▸ Given task
Write out each line word for word. Drop pictures.
BEGIN
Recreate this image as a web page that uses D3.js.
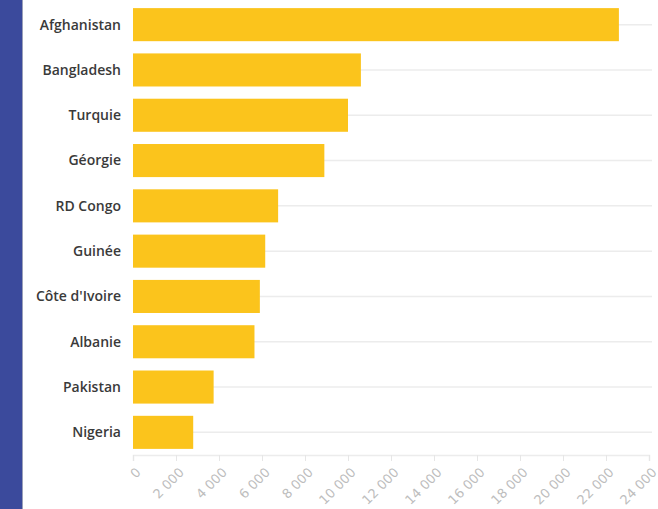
<!DOCTYPE html>
<html>
<head>
<meta charset="utf-8">
<script src="https://cdn.jsdelivr.net/npm/d3@7"></script>
<style>
  body { margin: 0; background: #fff; }
  svg { display: block; }
</style>
</head>
<body>
<svg class="plot" width="658" height="509"></svg>
<script>
  var width = 658
  var height = 509
  const countries = ["Afghanistan", "Bangladesh", "Turquie", "Géorgie", "RD Congo", "Guinée", "Côte d'Ivoire", "Albanie", "Pakistan", "Nigeria"]
  const values = [22600, 10600, 10000, 8900, 6750, 6150, 5900, 5650, 3750, 2800]
  const ticks = [0, 2000, 4000, 6000, 8000, 10000, 12000, 14000, 16000, 18000, 20000, 22000, 24000]

  const svg = d3.select("svg.plot")
  margin = { "top": 2, "right": 9, "bottom": 54, "left": 133 }

  // blue strip on the left
  svg.append("rect").attr("x", 0).attr("y", 0).attr("width", 22).attr("height", height).attr("fill", "#3b4a9c")
  svg.append("line").attr("x1", 22.5).attr("x2", 22.5).attr("y1", 0).attr("y2", height).attr("stroke", "#9aa0b8").attr("stroke-width", 1)

  const xScale = d3.scaleLinear().domain([0, 24000]).range([margin.left, width - margin.right])
  const yScale = d3.scaleBand().domain(countries).range([margin.top, height - margin.bottom]).paddingInner(0.27).paddingOuter(0.135)

  // gridlines through the category centres
  svg.append("g")
    .selectAll("line")
    .data(countries)
    .join("line")
    .attr("x1", margin.left)
    .attr("x2", width - margin.right + 3)
    .attr("y1", d => yScale(d) + yScale.bandwidth() / 2)
    .attr("y2", d => yScale(d) + yScale.bandwidth() / 2)
    .attr("stroke", "#ececec")
    .attr("stroke-width", 1.5)

  // baseline + x axis
  let bottomAxis = d3.axisBottom(xScale).tickValues(ticks).tickSize(6).tickFormat(d => d3.format(",")(d).replace(/,/g, " "))
  const xg = svg.append("g")
    .attr("class", "x axis")
    .attr("transform", "translate(0," + (height - margin.bottom) + ")")
    .call(bottomAxis)
  xg.select(".domain").attr("stroke", "#ececec").attr("stroke-width", 1.5)
  xg.selectAll(".tick line").attr("stroke", "#e6e6e6")
  xg.selectAll(".tick text")
    .attr("fill", "#bdbdbd")
    .attr("font-family", "'DejaVu Sans', sans-serif")
    .attr("font-size", 13)
    .attr("text-anchor", "end")
    .attr("x", 0)
    .attr("y", 0)
    .attr("dy", "0.35em")
    .attr("transform", "translate(5,15) rotate(-45)")

  // bars
  svg.append("g")
    .selectAll("rect")
    .data(countries)
    .join("rect")
    .attr("x", xScale(0))
    .attr("y", d => yScale(d))
    .attr("height", yScale.bandwidth())
    .attr("width", (d, i) => xScale(values[i]) - xScale(0))
    .attr("fill", "#fbc41c")

  // category labels
  svg.append("g")
    .selectAll("text")
    .data(countries)
    .join("text")
    .attr("x", 121)
    .attr("y", d => yScale(d) + yScale.bandwidth() / 2)
    .attr("dy", "0.35em")
    .attr("text-anchor", "end")
    .attr("font-family", "'Open Sans', sans-serif")
    .attr("font-weight", 600)
    .attr("font-size", 14)
    .attr("fill", "#3a3a3a")
    .text(d => d)
</script>
</body>
</html>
END
▸ Response below
Recreate this image as a web page that uses D3.js.
<!DOCTYPE html>
<html>
<head>
<meta charset="utf-8">
<script src="https://cdn.jsdelivr.net/npm/d3@7"></script>
<style>
  body { margin: 0; background: #fff; }
  svg { display: block; }
</style>
</head>
<body>
<svg class="plot" width="658" height="509"></svg>
<script>
  var width = 658
  var height = 509
  const countries = ["Afghanistan", "Bangladesh", "Turquie", "Géorgie", "RD Congo", "Guinée", "Côte d'Ivoire", "Albanie", "Pakistan", "Nigeria"]
  const values = [22600, 10600, 10000, 8900, 6750, 6150, 5900, 5650, 3750, 2800]
  const ticks = [0, 2000, 4000, 6000, 8000, 10000, 12000, 14000, 16000, 18000, 20000, 22000, 24000]

  const svg = d3.select("svg.plot")
  margin = { "top": 2, "right": 9, "bottom": 54, "left": 133 }

  // blue strip on the left
  svg.append("rect").attr("x", 0).attr("y", 0).attr("width", 22).attr("height", height).attr("fill", "#3b4a9c")
  svg.append("line").attr("x1", 22.5).attr("x2", 22.5).attr("y1", 0).attr("y2", height).attr("stroke", "#9aa0b8").attr("stroke-width", 1)

  const xScale = d3.scaleLinear().domain([0, 24000]).range([margin.left, width - margin.right])
  const yScale = d3.scaleBand().domain(countries).range([margin.top, height - margin.bottom]).paddingInner(0.27).paddingOuter(0.135)

  // gridlines through the category centres
  svg.append("g")
    .selectAll("line")
    .data(countries)
    .join("line")
    .attr("x1", margin.left)
    .attr("x2", width - margin.right + 3)
    .attr("y1", d => yScale(d) + yScale.bandwidth() / 2)
    .attr("y2", d => yScale(d) + yScale.bandwidth() / 2)
    .attr("stroke", "#ececec")
    .attr("stroke-width", 1.5)

  // baseline + x axis
  let bottomAxis = d3.axisBottom(xScale).tickValues(ticks).tickSize(6).tickFormat(d => d3.format(",")(d).replace(/,/g, " "))
  const xg = svg.append("g")
    .attr("class", "x axis")
    .attr("transform", "translate(0," + (height - margin.bottom) + ")")
    .call(bottomAxis)
  xg.select(".domain").attr("stroke", "#ececec").attr("stroke-width", 1.5)
  xg.selectAll(".tick line").attr("stroke", "#e6e6e6")
  xg.selectAll(".tick text")
    .attr("fill", "#bdbdbd")
    .attr("font-family", "'DejaVu Sans', sans-serif")
    .attr("font-size", 13)
    .attr("text-anchor", "end")
    .attr("x", 0)
    .attr("y", 0)
    .attr("dy", "0.35em")
    .attr("transform", "translate(5,15) rotate(-45)")

  // bars
  svg.append("g")
    .selectAll("rect")
    .data(countries)
    .join("rect")
    .attr("x", xScale(0))
    .attr("y", d => yScale(d))
    .attr("height", yScale.bandwidth())
    .attr("width", (d, i) => xScale(values[i]) - xScale(0))
    .attr("fill", "#fbc41c")

  // category labels
  svg.append("g")
    .selectAll("text")
    .data(countries)
    .join("text")
    .attr("x", 121)
    .attr("y", d => yScale(d) + yScale.bandwidth() / 2)
    .attr("dy", "0.35em")
    .attr("text-anchor", "end")
    .attr("font-family", "'Open Sans', sans-serif")
    .attr("font-weight", 600)
    .attr("font-size", 14)
    .attr("fill", "#3a3a3a")
    .text(d => d)
</script>
</body>
</html>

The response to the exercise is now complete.